If you've ever been in a comic book store on a Saturday afternoon, it's easy to picture the typical anime fanboy as a 15-year-old skate rat in baggy jeans and a Kangol hat, drooling over a poster of the newest bikini-clad, heat-packing anime babe. Cooler than your stereotypical mouth-breathing Trekkie, but...

"We see a lot of those kids at the conventions around the country," says publicist Georgann Charuhas. "And lots of amazingly trendy, super-hip Japanese-American kids driving maxed-out Hondas." The typical fans-the ones Manga deals with via mail order-are heavily into sci-fi, comic books and video games; between the ages of 15 and 30; and, yes, they're male.

"Japanese animation is an extreme. There is graphic imagery and complex situations and violence. Hollywood makes violent movies, but with animation you can take it as far as you want, as fantastic," Opyt says. "It's shocking to some people, but I think that's why a lot of guys dig it."

Everyone at Manga is aware of the common perception-and criticism-of anime's portrayal of women: often naked, often being graphically violated.

Gleicher believes that, to a point at least, "it's true of the traditional male culture in Japan. I think most anime is both a vision of the animator and a reflection of the culture, but portrayed in a fantasy way."

"The perception problem is a result of what companies have licensed," says national sales director Greg Forston. "Sure, the Japanese create anime for everybody, but you can't license a title for a 60-year-old in America, because they're not going to buy it and neither is anyone else. And a lot of the smaller companies have marketed more of the graphic, violent titles. It's fair to call some of it pornographic. And that's become a stigma. We're not releasing things like that... we're not the next Mother Teresa or anything, but we have our codes of standards and ethics."

"Ghost in the Shell" is not even close to being pornographic. On the surface a "Total Recall"-like sci-fi/action/adventure tale of espionage, secret government plotting and criminal super-hackers, the film also raises intriguing-and timely-ethical dilemmas. In a 2029 world where all human organs except the brain are replaceable by far-superior cybernetic ones-and computers begin to develop a sense of self-there is no easy answer for the question, What constitutes a human?

Such is the dilemma of "Ghost"'s cyborg heroine Motuko, leader of a secret service crime-fighting unit; but not only can her electric brain track down elusive computer criminals, her souped-up artificial body can wreak serious havoc."The women in our films are strong; they're in charge," says Opyt. "And they do kick butt, even if they're naked! I don't know why you would consider that sexist. Roger Ebert said something about that with Ghost in the Shell,' because Motuko's nude. But she's not using her sexuality at all. She's a robot, and she just happens to have a power where she can disappear when she's naked. You can't really explain that. I think I'm a pretty strong feminist, and I'm not offended. It's natural. Sex is not a perverted thing... well, unless you take it that far."

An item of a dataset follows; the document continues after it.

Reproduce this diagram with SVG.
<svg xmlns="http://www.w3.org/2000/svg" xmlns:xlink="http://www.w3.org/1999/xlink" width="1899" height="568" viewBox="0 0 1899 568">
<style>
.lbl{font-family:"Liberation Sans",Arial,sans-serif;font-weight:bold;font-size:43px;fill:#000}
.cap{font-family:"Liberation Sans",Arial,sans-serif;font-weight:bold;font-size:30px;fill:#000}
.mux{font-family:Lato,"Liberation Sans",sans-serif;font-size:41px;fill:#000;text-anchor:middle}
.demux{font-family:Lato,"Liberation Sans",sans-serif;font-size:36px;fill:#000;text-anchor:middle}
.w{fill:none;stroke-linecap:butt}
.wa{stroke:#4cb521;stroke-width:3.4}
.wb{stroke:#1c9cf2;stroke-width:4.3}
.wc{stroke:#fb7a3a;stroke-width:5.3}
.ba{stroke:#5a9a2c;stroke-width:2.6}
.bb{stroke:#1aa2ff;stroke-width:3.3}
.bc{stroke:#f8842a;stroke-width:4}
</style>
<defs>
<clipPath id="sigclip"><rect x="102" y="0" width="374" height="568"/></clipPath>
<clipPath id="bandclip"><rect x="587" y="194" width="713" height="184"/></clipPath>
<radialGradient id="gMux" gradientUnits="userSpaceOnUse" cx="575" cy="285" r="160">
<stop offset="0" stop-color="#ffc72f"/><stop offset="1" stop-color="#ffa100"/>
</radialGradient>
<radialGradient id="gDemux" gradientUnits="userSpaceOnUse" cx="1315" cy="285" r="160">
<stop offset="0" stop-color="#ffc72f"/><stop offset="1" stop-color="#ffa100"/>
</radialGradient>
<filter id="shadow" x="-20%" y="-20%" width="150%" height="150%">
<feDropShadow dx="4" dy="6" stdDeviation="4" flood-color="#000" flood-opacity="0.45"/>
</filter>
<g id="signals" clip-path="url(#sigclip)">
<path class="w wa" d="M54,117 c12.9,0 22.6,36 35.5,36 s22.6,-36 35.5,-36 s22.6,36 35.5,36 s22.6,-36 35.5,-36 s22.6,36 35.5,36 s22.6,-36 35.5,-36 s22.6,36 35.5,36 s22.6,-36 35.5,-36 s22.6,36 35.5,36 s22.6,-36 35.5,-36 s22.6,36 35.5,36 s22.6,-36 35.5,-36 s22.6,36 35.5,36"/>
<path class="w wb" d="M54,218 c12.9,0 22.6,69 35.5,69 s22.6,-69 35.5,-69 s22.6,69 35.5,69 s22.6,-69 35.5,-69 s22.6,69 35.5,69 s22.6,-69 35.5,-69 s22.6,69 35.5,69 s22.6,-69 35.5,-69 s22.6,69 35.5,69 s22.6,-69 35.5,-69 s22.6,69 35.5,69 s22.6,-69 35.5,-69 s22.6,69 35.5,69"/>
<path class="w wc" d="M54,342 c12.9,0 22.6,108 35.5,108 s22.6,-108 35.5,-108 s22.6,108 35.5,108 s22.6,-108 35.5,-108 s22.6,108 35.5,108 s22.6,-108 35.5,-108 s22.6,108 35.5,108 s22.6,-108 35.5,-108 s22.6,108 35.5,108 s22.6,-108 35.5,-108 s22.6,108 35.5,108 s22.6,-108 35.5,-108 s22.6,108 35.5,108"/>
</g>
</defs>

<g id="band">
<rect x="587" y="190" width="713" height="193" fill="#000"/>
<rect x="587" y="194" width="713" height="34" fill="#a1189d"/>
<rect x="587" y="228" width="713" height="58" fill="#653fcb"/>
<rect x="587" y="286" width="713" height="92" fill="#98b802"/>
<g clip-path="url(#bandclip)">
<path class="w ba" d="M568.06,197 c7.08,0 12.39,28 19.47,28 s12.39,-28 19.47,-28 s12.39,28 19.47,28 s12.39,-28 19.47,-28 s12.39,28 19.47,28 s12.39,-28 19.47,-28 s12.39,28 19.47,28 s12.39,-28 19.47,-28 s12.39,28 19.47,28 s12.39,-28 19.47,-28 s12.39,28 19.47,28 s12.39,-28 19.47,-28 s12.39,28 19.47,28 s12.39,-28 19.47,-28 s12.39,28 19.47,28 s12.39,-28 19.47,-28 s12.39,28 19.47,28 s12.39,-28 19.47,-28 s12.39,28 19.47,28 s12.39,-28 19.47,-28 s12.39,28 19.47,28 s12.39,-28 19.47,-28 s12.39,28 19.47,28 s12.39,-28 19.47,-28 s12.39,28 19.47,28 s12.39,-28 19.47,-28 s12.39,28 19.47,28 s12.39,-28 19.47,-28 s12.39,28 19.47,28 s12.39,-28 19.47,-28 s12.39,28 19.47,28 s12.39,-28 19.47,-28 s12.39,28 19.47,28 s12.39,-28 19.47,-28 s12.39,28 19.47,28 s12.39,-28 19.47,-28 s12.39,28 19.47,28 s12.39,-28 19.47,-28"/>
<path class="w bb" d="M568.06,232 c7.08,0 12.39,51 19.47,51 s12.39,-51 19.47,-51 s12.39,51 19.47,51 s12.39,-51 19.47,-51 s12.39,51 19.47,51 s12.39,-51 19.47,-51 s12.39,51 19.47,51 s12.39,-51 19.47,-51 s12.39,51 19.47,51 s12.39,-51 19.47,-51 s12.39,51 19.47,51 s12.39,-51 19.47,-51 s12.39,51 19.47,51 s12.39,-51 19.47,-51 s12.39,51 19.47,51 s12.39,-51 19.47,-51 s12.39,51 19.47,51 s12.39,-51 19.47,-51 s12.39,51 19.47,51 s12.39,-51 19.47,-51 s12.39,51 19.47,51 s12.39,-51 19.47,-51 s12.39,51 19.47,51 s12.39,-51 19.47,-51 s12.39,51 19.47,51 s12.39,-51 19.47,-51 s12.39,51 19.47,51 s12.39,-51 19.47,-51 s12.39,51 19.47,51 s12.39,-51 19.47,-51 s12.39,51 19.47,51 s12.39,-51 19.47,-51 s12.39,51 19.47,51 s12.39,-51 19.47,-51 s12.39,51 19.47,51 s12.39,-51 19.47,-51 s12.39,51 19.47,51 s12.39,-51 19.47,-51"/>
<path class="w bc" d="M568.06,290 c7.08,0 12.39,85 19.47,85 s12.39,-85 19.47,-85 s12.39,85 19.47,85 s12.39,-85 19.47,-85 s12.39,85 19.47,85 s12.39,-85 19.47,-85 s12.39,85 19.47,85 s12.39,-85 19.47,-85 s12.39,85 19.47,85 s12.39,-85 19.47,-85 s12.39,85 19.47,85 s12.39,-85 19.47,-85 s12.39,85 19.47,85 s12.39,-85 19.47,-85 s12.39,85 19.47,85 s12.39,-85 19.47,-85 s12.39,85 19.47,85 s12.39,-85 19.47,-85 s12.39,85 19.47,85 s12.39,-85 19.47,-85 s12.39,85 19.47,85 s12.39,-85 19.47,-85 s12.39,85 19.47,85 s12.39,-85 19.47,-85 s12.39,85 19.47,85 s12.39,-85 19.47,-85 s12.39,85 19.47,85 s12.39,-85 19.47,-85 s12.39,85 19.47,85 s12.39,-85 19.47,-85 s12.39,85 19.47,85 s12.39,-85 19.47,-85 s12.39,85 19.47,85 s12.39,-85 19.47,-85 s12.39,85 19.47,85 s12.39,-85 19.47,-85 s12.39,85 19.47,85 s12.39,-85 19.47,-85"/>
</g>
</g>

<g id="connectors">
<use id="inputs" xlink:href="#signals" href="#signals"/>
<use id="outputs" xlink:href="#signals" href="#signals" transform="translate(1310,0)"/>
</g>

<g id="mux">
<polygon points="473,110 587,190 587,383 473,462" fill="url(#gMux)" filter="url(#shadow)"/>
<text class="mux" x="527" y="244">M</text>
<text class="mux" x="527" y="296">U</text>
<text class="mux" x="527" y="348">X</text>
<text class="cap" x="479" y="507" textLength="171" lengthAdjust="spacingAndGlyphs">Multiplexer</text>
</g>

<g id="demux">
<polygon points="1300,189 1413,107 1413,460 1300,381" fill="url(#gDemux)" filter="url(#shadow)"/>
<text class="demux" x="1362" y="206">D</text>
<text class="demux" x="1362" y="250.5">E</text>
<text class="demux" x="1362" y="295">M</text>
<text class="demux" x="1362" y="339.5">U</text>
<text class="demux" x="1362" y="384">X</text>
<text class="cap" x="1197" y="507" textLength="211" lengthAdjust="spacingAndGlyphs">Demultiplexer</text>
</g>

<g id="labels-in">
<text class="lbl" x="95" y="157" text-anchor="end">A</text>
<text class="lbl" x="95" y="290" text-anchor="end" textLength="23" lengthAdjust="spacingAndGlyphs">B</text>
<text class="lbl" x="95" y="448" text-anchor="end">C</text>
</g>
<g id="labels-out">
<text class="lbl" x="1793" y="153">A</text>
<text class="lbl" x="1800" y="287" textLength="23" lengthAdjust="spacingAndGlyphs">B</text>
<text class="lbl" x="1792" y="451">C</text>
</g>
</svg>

It's pretty safe to say the Western future of anime won't be taken that far. That big daddy of American animation, Disney, and its Miramax subsidiary recently bought the rights to the films of famed Japanese director Hayao Miyazaki, including the popular kids' story "My Neighbor Totoro" and "Princess Mononoke," one of the highest-grossing films in Japanese history. Opyt says she wouldn't be surprised to see product tie-ins with McDonald's this summer.

With anime hitting a cultural crest, Manga has begun exploring other genres. "We know that anime is real popular now, but we expect it will kind of have its peak and then trickle off a bit," Opyt explains. "That's why we're branching out a little bit more with international animation and live-action stuff, trying to become a mainstream film company."

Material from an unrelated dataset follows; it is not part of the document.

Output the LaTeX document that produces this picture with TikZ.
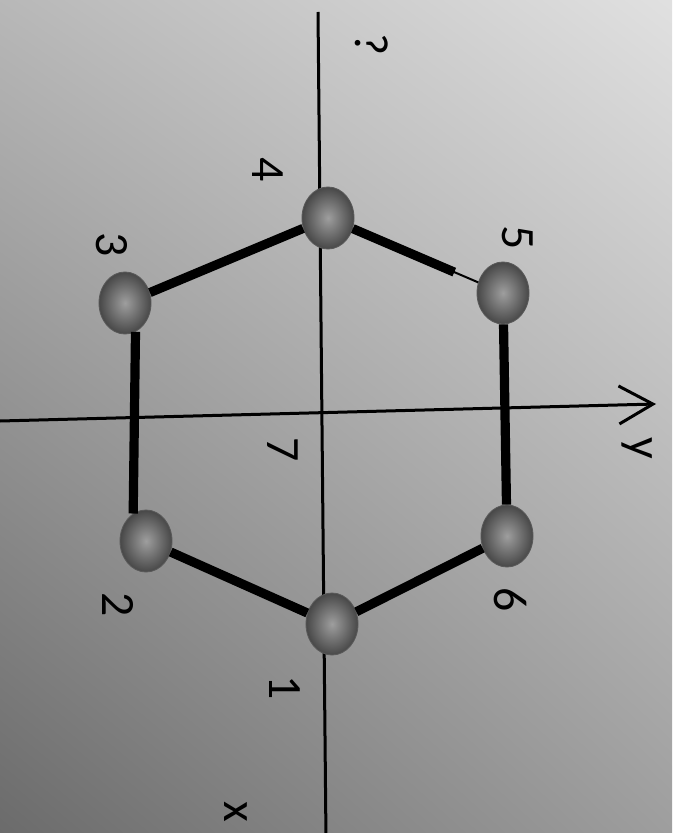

One of those efforts, "Mandela," presented by Jonathan Demme, was nominated for a 1997 documentary Oscar; the Oliver Stone-"presented" "Gravesend" garnered media ink (most of it praiseworthy) this past fall; and the Jamaican Cinderella story "Dancehall Queen" already on video, had a few midnight showings at the Music Box. Manga's also focusing on live Japanese action flicks, like the two "Tetsuo" films and different forms of animation, such as the spookily fantastic 3-D animation and pixilation of "The Adventures of Tom Thumb." And the company just launched General Chaos, a touring festival of animated shorts including "Junky" ("a touching story of one parrot's struggle with his cracker addiction"), "Sunny Havens, aka Meat" ("The peace and tranquillity of a trailer park is rudely interrupted by a meat salesperson"), and "Beat The Meatles" ("pitching the greatest masturbatory hits of the greatest pop group of all time"). And in addition to the soon-to-be-released "Ghost in the Shell" DVD, there's also a Sony Playstation version.

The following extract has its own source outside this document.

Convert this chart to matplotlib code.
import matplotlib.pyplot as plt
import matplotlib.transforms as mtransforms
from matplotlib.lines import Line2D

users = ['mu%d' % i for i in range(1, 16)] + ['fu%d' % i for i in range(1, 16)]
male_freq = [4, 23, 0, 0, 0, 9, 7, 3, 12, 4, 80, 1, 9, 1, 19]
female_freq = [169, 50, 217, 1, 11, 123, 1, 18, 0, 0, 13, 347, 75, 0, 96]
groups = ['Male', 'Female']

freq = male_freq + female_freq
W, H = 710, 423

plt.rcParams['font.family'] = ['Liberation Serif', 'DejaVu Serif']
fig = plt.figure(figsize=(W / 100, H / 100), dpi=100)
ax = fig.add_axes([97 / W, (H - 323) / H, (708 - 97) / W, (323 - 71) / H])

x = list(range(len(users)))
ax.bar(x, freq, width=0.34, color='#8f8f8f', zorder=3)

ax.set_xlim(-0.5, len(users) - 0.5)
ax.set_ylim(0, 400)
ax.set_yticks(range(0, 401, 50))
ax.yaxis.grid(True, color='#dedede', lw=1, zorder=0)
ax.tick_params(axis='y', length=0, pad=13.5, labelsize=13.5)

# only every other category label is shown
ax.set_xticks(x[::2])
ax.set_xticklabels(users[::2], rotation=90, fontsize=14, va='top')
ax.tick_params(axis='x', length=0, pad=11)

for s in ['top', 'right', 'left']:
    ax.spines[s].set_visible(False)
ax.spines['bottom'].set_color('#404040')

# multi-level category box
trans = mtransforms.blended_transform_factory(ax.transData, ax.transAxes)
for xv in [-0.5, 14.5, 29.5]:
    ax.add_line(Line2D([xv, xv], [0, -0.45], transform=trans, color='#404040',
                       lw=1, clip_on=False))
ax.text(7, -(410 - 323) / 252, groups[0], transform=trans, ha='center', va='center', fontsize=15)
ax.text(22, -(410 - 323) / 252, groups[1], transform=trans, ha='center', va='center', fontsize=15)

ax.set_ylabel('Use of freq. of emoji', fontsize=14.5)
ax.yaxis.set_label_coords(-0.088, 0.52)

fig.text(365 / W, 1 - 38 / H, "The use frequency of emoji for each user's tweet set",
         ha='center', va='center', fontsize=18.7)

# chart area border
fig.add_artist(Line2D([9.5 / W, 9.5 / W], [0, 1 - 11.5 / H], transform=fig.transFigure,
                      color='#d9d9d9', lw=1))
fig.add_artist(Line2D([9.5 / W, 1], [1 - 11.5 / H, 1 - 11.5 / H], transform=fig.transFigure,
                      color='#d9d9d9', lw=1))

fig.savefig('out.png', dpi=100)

"We're looking for quality animation first and foremost; technology as well as content," says Gleicher, who makes regular trips to Japan to scout for new anime. "Then a strong storyline, and the overall feel. And it doesn't necessarily have to be something that was a huge hit in Japan; we're looking for features that have a chance to increase the American market and the audience range. And that can really only happen theatrically."

"It's a huge financial commitment to release a film theatrically, so it has to really be the right one," says Forston. "We're going to continue to release the best of the feature-length anime films theatrically, but, unfortunately, a lot of the best ones are forty-five minutes long. One anime we are releasing, though, is X.' It's based on a huge Japanese manga. We've been getting calls about it for a long time. It will be very big."

And Manga's looking for independent films, both animated and live-action. "Tell them to send in their films," Forston says of local filmmakers. "We get stuff from Los Angeles and New York every day, but we never hear from Chicago people. I don't know if people don't know we're here, or if the scene is just an island unto itself. Everyone's not connected like they are in other cities, where people know each other even if they don't like each other."

Midwest meets Far East? Chicagome? WickerParkimation? Why not? Just don't call Manga and ask what kind of shoes the staffers are wearing.